As an answer to this post Additive category that is not abelian
it was said that the additive category of Hilbert spaces is not abelian.
Why is that?
Also what category of Hilbert spaces is this? In particular what are the morphisms.
Is there another choice of morphisms that will make the category abelian?
First, the morphisms are continuous(=bounded) linear maps.
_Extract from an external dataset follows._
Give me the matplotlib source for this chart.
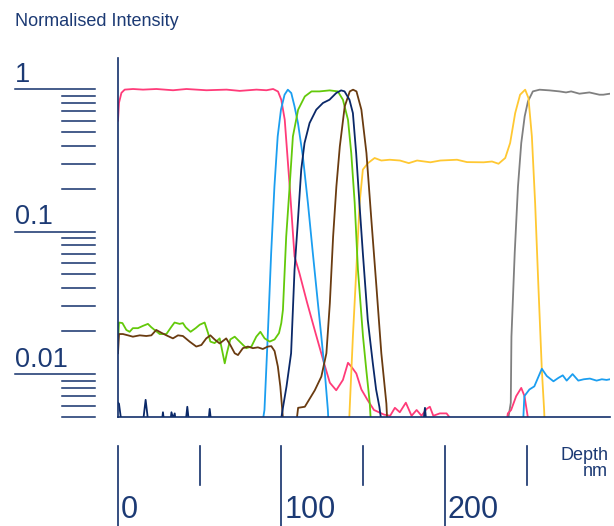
import matplotlib
matplotlib.use('Agg')
import matplotlib.pyplot as plt
from matplotlib.ticker import NullLocator
from matplotlib.transforms import blended_transform_factory, offset_copy

# data (depth in nm, normalised intensity)
pink_depth = [0, 0.6, 2.1, 4.1, 9.2, 15.3, 23.5, 33.7, 41.9, 54.1, 66.4, 74.5, 84.7, 90.8, 94.9,
              97.9, 99.9, 102, 105, 108, 111, 115.6, 120.8, 126, 129.6, 133.5, 137.6, 140.7, 142.7,
              145.8, 148.9, 152.6, 156.6, 162.7, 166.5, 169.4, 172.4, 176.1, 179.6, 182.7, 185.7,
              188.8, 190.8, 192.9, 196.9, 201, 202.7, 204, 237, 238.5, 240.5, 243.6, 246.7, 248.7,
              250.7, 251.5]
pink_int = [0.60, 0.80, 0.94, 0.99, 1.0, 0.99, 1.0, 0.98, 1.0, 0.98, 0.99, 0.97, 0.99, 0.98, 1.0,
            0.96, 0.84, 0.61, 0.21, 0.067, 0.051, 0.032, 0.0195, 0.012, 0.0087, 0.0077, 0.0091,
            0.012, 0.0113, 0.0101, 0.0078, 0.0066, 0.0056, 0.0052, 0.0051, 0.0058, 0.0054, 0.0063,
            0.0051, 0.0056, 0.0051, 0.0057, 0.0059, 0.0051, 0.0053, 0.0053, 0.005, 0.004, 0.004,
            0.0053, 0.0056, 0.0070, 0.0080, 0.0070, 0.005, 0.004]

blue_depth = [87.6, 89.6, 91.6, 93.7, 95.7, 97.7, 99.7, 101.9, 103.9, 106, 108, 110.1, 113.1, 116.2,
              119.2, 122.3, 124.4, 126.4, 128.4, 129, 247.6, 248.6, 251.7, 254.7, 259.3, 262.3,
              266.4, 269.4, 272.1, 274.5, 278.1, 281.6, 285, 288.7, 292.8, 296, 298.9, 301]
blue_int = [0.004, 0.0056, 0.0183, 0.0705, 0.207, 0.465, 0.716, 0.912, 0.989, 0.937, 0.755, 0.577,
            0.336, 0.158, 0.0705, 0.0314, 0.0183, 0.0107, 0.0056, 0.004, 0.004, 0.0070, 0.0078,
            0.0082, 0.0109, 0.0097, 0.0089, 0.0094, 0.0098, 0.0090, 0.0100, 0.0090, 0.0092,
            0.0093, 0.0090, 0.0092, 0.0091, 0.0092]

green_depth = [0, 0.6, 2.7, 5.1, 7.1, 9.1, 12.2, 15.3, 18.3, 20.4, 22.4, 25.5, 29.6, 32.7, 34.6,
               37.7, 39.7, 41.4, 44.4, 47.5, 50, 53, 55.1, 56.5, 59.1, 62.2, 65.3, 66.6, 68.7, 71.4,
               74.4, 78.5, 81.6, 84.6, 87.1, 89.7, 92.8, 95.8, 98.5, 99.9, 100.9, 102.9, 105, 107,
               110.2, 114.3, 118.4, 123.3, 129.5, 134.5, 137.6, 140.7, 142.7, 144.8, 146.8, 149.9,
               151.9, 154, 155]
green_int = [0.0165, 0.0230, 0.0228, 0.0204, 0.0198, 0.0210, 0.0210, 0.0218, 0.0225, 0.0213,
             0.0204, 0.0191, 0.0191, 0.0215, 0.0230, 0.0225, 0.0228, 0.0213, 0.0198, 0.0210,
             0.0222, 0.0230, 0.0194, 0.0169, 0.0165, 0.0178, 0.0119, 0.0140, 0.0175, 0.0183,
             0.0169, 0.0152, 0.0156, 0.0183, 0.0198, 0.0178, 0.0169, 0.0175, 0.0194, 0.0228,
             0.0282, 0.092, 0.207, 0.465, 0.716, 0.887, 0.962, 0.962, 0.978, 0.962, 0.841, 0.609,
             0.355, 0.159, 0.0538, 0.0183, 0.0107, 0.0063, 0.004]

brown_depth = [0, 0.6, 3, 6.1, 9.1, 13.3, 17.3, 20.4, 23.4, 26.5, 29.6, 33.6, 36.7, 39.7, 43.8,
               47.9, 51, 54, 56.5, 59.1, 62.2, 66.2, 68.7, 71.4, 73.4, 76.4, 79.5, 82.5, 85.6, 88.6,
               91.7, 93.8, 95.8, 97.8, 99.3, 100.5, 101.5, 108.5, 110.2, 114.3, 120.4, 124.4, 127.5,
               129.6, 131.6, 133.6, 135.7, 138.7, 141.8, 143.8, 145.9, 148.9, 152, 155, 158.1,
               161.1, 164.2, 165]
brown_int = [0.0140, 0.0191, 0.0191, 0.0187, 0.0183, 0.0187, 0.0185, 0.0187, 0.0204, 0.0195,
             0.0187, 0.0178, 0.0187, 0.0185, 0.0169, 0.0156, 0.0160, 0.0178, 0.0187, 0.0175,
             0.0164, 0.0178, 0.0160, 0.0140, 0.0136, 0.0152, 0.0156, 0.0152, 0.0154, 0.0150,
             0.0156, 0.0157, 0.0145, 0.0113, 0.0082, 0.0056, 0.004, 0.004, 0.0058, 0.0059, 0.0077,
             0.0096, 0.0140, 0.0314, 0.092, 0.207, 0.395, 0.755, 0.962, 0.989, 0.962, 0.716,
             0.355, 0.121, 0.0411, 0.0140, 0.0062, 0.004]

navy_depth = [0, 0.6, 2.1, 15.3, 16.9, 18.5, 26.8, 27.5, 28.2, 32.0, 32.7, 33.7, 34.7, 35.4, 41.4,
              42.4, 43.4, 55.3, 56.1, 57, 99.5, 101, 103.1, 105.9, 108, 110.1, 112.1, 114.1, 117.2,
              121.3, 125.4, 129.4, 133.5, 136.5, 138.6, 141.6, 143.7, 145.7, 147.7, 149.8, 152.8,
              155.9, 157.9, 159.9, 161.2, 186.8, 187.8, 188.6]
navy_int = [0.0063, 0.0062, 0.0046, 0.0046, 0.0066, 0.0046, 0.0046, 0.0054, 0.0046, 0.0046,
            0.0054, 0.0049, 0.0053, 0.0046, 0.0046, 0.0059, 0.0046, 0.0046, 0.0057, 0.0046,
            0.0046, 0.0059, 0.0082, 0.0140, 0.0538, 0.121, 0.272, 0.417, 0.577, 0.716, 0.798,
            0.841, 0.937, 0.978, 0.962, 0.841, 0.678, 0.355, 0.158, 0.0705, 0.0240, 0.0119,
            0.0078, 0.0059, 0.0046, 0.0046, 0.0058, 0.0046]

yellow_depth = [141.2, 141.7, 143.7, 145.8, 147.8, 149.8, 152.9, 157, 161.1, 166.2, 172.5, 177.9,
                183, 191.1, 197.2, 207.4, 213.5, 223.7, 228.8, 232.8, 236.9, 239.9, 243, 246,
                249.1, 251.1, 253.2, 255.2, 257.2, 259.3, 260.7, 261.2]
yellow_int = [0.004, 0.0056, 0.0183, 0.0538, 0.158, 0.272, 0.302, 0.328, 0.315, 0.319, 0.315,
              0.302, 0.315, 0.306, 0.315, 0.319, 0.307, 0.306, 0.310, 0.299, 0.328, 0.418, 0.678,
              0.912, 0.989, 0.865, 0.465, 0.158, 0.0411, 0.0107, 0.0056, 0.004]

gray_depth = [238.2, 238.9, 240.3, 240.7, 242.7, 244.7, 246.7, 248.8, 250.8, 253.8, 257.9, 264,
              270.1, 274.1, 277.2, 282.3, 288.4, 294.5, 296.9, 301]
gray_int = [0.004, 0.005, 0.0063, 0.0183, 0.0705, 0.207, 0.417, 0.642, 0.818, 0.962, 0.989, 0.978,
            0.962, 0.946, 0.962, 0.927, 0.946, 0.912, 0.912, 0.927]

y_major = [1, 0.1, 0.01]
y_major_labels = ['1', '0.1', '0.01']
y_minor = [m * d for d in (0.1, 0.01, 0.001) for m in range(2, 10) if 0.005 <= m * d < 1]
x_major = [0, 100, 200]
x_minor = [50, 150, 250]

NAVY = '#13306b'
TEXT = '#1c3a74'

plt.rcParams['font.family'] = ['Liberation Sans', 'DejaVu Sans']


def main():
    fig = plt.figure(figsize=(6.14, 5.26), dpi=100)
    ax = fig.add_axes([118 / 614, 109 / 526, 492 / 614, 359 / 526])

    series = [
        (gray_depth, gray_int, '#808080'),
        (pink_depth, pink_int, '#ff3b79'),
        (yellow_depth, yellow_int, '#ffc832'),
        (blue_depth, blue_int, '#1b9ef0'),
        (green_depth, green_int, '#63c90a'),
        (brown_depth, brown_int, '#6a3b10'),
        (navy_depth, navy_int, '#0a2868'),
    ]
    for d, v, c in series:
        ax.plot(d, v, color=c, lw=1.3)

    ax.set_yscale('log')
    ax.set_ylim(0.005, 1.65)
    ax.set_xlim(0, 301)
    ax.set_xticks([])
    ax.yaxis.set_major_locator(NullLocator())
    ax.yaxis.set_minor_locator(NullLocator())
    for s in ('top', 'right'):
        ax.spines[s].set_visible(False)
    for s in ('left', 'bottom'):
        ax.spines[s].set_color(NAVY)
        ax.spines[s].set_linewidth(1.2)

    # detached y scale on the left
    ytr = ax.get_yaxis_transform()
    for v in y_major:
        ax.plot([-0.2093, -0.0467], [v, v], transform=ytr, clip_on=False, color=NAVY, lw=1.1)
    for v in y_minor:
        ax.plot([-0.1138, -0.0467], [v, v], transform=ytr, clip_on=False, color=NAVY, lw=1.1)
    lab_tr = offset_copy(ytr, fig=fig, y=7.5, units='dots')
    for v, t in zip(y_major, y_major_labels):
        ax.text(-0.2093, v, t, transform=lab_tr, ha='left', va='baseline',
                fontsize=19.5, color=TEXT)

    # detached depth scale below
    xtr = blended_transform_factory(ax.transData, fig.transFigure)
    for v in x_major:
        ax.plot([v, v], [80 / 526, -0.01], transform=xtr, clip_on=False, color=NAVY, lw=1.2)
    for v in x_minor:
        ax.plot([v, v], [80 / 526, 41 / 526], transform=xtr, clip_on=False, color=NAVY, lw=1.2)
    xlab_tr = offset_copy(xtr, fig=fig, x=3, units='dots')
    for v in x_major:
        ax.text(v, 0.5 / 526, str(v), transform=xlab_tr, ha='left', va='bottom',
                fontsize=22, color=TEXT)

    fig.text(608 / 614, 46 / 526, 'Depth\nnm', ha='right', va='bottom', ma='right',
             linespacing=0.9, fontsize=13, color=TEXT)
    fig.text(15 / 614, 500 / 526, 'Normalised Intensity', ha='left', va='baseline',
             fontsize=13, color=TEXT)

    fig.savefig('out.png', dpi=100)


if __name__ == '__main__':
    main()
One can see easily that every morphism $T: H\to H'$ has kernel and cokernel: The kernel is the closed subspace $K=\{x\in H: T(x)=0\}$ and cokernel is the quotient of $H'$ by the closure of $T(H)$. But in this category "image" = kernel of cokernel is equal to the closure of $T(H)$ whereas "coimage" = cokernel of kernel is equal to $H/K$. And the natural map from $H/K$ to the closure of $T(H)$ surjects to $T(H)$ and is not always isomorphism. So the last axiom "image = coimage" is not satisfied.
(Maybe it is easier to check another equivalent axiom: "Every monomorphism is a kernel".)
I have no candidate for an abelian category on Hilbert spaces.
Recall that in an abelian category $\mathcal A$ a morphism $f$ is an isomorphism if and only if $f$ is both monic and epic.
Now, the category of Hilbert spaces is the category $\mathsf{Hilb}$ whose objects are Hilbert spaces and whose morphisms are continuous linear maps. Proving that $\mathsf{Hilb}$ is additive is quite straightforward.
To see that $\mathsf{Hilb}$ is not abelian, let $f:X\to Y$ be an injective but nonsurjective morphism of Hilbert spaces whose image is dense in $Y$. One easily shows that $f$ is both monic and epic but not an isomorphism.
Exercise: Can you construct such a morphism?